Thank you for sharing this inspiring story of your journey to faith, Sean! I, too, have found Richard Bauckham’s work to be quite helpful, particularly his “God Crucified,” in Jesus and the God of Israel (Grand Rapids, Mich.: William B. Eerdmans, 2008), which I’d commend to our readers. As for N. T. Wright’s The Resurrection of the Son of God (Minneapolis: Fortress Press, 2003), it is the best development of that third line of evidence for Jesus’ resurrection which I include along with the empty tomb and post-mortem appearances of Jesus, namely, the origin of the disciples’ belief in Jesus’ resurrection, without which the Christian movement would not have come into being. What is most surprising about Wright’s massive book, from my point of view, is how much is left unsaid. He fully unfolds that third line evidence but says very little about those other two independent lines of evidence for Jesus’ resurrection, so that a complete case is all the more compelling.

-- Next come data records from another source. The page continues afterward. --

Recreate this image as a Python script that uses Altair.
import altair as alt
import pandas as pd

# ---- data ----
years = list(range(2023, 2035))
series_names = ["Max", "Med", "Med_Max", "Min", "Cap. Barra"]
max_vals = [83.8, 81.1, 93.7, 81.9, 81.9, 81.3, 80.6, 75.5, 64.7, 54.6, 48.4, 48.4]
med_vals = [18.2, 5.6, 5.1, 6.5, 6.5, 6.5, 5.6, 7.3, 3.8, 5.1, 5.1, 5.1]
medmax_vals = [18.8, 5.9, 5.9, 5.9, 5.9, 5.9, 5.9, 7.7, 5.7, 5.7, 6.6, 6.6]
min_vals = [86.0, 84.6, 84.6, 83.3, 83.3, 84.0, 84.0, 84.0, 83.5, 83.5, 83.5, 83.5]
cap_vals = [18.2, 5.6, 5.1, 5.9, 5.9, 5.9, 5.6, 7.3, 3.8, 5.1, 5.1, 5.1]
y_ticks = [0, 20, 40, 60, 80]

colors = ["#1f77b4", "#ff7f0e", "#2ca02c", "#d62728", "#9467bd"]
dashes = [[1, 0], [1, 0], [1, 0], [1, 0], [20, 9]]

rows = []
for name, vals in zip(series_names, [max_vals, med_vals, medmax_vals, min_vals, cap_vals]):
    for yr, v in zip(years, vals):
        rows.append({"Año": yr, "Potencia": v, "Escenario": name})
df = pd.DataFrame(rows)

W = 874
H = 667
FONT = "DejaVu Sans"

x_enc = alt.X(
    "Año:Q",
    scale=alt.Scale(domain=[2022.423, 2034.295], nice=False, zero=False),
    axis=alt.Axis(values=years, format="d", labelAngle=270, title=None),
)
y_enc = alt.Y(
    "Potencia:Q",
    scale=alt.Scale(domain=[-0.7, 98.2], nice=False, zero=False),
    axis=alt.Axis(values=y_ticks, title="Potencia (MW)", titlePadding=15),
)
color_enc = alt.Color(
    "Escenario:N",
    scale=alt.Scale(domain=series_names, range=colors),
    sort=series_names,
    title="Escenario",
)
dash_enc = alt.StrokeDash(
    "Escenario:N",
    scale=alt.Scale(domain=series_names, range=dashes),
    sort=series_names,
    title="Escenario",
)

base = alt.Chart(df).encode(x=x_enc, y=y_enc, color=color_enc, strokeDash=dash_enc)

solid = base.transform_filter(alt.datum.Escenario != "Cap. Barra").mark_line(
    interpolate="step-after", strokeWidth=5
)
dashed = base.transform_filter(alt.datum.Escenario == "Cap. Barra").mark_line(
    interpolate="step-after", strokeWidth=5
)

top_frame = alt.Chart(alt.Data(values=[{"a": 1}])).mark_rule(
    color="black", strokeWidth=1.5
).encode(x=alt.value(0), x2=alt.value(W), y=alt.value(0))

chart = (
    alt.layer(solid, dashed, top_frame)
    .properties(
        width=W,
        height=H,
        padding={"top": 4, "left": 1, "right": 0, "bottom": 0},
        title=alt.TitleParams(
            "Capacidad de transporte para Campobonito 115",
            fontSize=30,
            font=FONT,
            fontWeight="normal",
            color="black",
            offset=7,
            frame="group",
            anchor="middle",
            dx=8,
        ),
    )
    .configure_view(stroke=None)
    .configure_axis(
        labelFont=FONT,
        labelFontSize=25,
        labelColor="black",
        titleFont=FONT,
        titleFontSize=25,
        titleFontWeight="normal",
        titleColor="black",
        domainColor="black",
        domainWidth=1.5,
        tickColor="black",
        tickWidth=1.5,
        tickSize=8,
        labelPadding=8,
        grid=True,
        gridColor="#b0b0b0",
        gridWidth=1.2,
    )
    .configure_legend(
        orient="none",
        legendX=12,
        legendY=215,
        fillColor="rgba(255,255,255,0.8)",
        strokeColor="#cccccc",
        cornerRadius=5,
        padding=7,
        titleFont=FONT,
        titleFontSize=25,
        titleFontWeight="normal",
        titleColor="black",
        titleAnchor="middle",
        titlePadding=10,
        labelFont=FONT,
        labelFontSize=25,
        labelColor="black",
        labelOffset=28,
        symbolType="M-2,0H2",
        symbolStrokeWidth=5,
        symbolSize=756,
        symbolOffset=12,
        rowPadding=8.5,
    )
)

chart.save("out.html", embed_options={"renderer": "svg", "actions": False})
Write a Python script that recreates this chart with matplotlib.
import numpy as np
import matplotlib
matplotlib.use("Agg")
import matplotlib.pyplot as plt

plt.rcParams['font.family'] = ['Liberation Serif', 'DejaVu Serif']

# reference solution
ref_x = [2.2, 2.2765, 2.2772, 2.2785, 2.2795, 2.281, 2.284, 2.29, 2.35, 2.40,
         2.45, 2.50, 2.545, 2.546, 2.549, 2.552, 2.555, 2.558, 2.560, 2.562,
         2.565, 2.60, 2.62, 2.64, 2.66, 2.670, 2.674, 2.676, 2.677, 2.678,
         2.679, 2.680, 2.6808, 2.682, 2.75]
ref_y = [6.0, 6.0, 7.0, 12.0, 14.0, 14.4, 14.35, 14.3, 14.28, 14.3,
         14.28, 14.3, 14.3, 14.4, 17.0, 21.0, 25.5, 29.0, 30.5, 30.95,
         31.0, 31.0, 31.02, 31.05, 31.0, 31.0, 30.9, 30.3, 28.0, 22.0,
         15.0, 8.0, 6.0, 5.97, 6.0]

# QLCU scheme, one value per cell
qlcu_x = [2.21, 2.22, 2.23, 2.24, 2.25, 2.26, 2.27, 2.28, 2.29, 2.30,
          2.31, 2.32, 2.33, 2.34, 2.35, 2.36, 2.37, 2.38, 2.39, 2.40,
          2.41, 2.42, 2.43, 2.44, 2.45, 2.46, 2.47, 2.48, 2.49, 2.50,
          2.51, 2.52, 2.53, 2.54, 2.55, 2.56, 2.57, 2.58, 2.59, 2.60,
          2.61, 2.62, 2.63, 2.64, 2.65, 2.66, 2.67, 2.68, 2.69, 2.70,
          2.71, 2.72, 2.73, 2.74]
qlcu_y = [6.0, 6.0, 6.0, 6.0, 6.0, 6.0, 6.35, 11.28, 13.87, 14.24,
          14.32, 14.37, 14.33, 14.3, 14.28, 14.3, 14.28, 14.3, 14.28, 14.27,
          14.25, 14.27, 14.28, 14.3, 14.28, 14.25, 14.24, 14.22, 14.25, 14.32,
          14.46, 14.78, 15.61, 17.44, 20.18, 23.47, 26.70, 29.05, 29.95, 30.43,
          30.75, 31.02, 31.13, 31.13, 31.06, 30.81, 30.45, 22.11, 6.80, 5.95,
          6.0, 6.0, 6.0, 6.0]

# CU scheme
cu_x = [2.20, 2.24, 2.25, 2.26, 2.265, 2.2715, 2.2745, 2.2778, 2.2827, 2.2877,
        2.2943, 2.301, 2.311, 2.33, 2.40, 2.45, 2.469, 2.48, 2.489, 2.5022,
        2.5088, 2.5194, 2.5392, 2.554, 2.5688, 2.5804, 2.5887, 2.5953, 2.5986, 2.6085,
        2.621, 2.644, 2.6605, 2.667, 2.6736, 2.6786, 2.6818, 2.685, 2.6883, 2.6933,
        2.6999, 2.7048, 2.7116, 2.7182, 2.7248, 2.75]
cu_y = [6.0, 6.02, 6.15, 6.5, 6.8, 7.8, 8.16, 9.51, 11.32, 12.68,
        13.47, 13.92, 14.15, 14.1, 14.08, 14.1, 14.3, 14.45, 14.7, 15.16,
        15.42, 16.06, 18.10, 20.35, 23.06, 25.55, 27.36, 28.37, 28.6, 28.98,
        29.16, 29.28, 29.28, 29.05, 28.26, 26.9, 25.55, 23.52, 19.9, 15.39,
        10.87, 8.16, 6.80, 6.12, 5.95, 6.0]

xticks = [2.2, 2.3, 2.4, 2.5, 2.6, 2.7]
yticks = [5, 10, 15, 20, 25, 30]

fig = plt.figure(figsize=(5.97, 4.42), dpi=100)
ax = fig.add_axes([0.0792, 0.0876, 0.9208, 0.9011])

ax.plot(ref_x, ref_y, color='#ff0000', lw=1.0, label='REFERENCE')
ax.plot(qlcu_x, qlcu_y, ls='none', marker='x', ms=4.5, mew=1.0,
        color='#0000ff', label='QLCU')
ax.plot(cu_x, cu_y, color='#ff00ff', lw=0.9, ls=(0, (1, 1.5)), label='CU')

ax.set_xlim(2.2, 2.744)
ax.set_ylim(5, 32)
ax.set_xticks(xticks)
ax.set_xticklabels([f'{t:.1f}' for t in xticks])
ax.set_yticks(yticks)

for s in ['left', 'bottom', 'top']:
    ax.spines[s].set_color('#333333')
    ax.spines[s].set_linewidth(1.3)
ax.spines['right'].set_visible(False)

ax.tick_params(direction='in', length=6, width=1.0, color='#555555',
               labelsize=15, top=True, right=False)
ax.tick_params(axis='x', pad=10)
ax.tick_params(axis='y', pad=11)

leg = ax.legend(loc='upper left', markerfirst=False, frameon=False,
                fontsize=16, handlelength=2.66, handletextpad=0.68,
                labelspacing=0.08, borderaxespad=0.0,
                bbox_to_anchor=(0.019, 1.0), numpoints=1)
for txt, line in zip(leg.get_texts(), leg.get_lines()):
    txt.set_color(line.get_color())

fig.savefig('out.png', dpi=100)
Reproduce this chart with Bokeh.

Let me say as well how impressed I am that your friend and parents should refer you to the work of Christian scholars on these subjects rather than to popular level treatments. It’s a sad fact that not only most unbelievers, but even most Christians, are largely unaware of the body of work of Christian scholars on such subjects. Of course, not everyone is ready to jump in the deep end, as you did, but it’s important that people eventually graduate to reading such work. How great, too, that you have profited from the remarkable Greer-Heard Forums, which have featured exchanges between scholars such as Wright and Crossan or Carroll and me! I am so glad that Plantinga’s work is next on your list and would commend to you his Warranted Christian Belief (Oxford: Oxford University Press, 2000), which I think you will find not only intellectually stimulating and but also spiritually uplifting.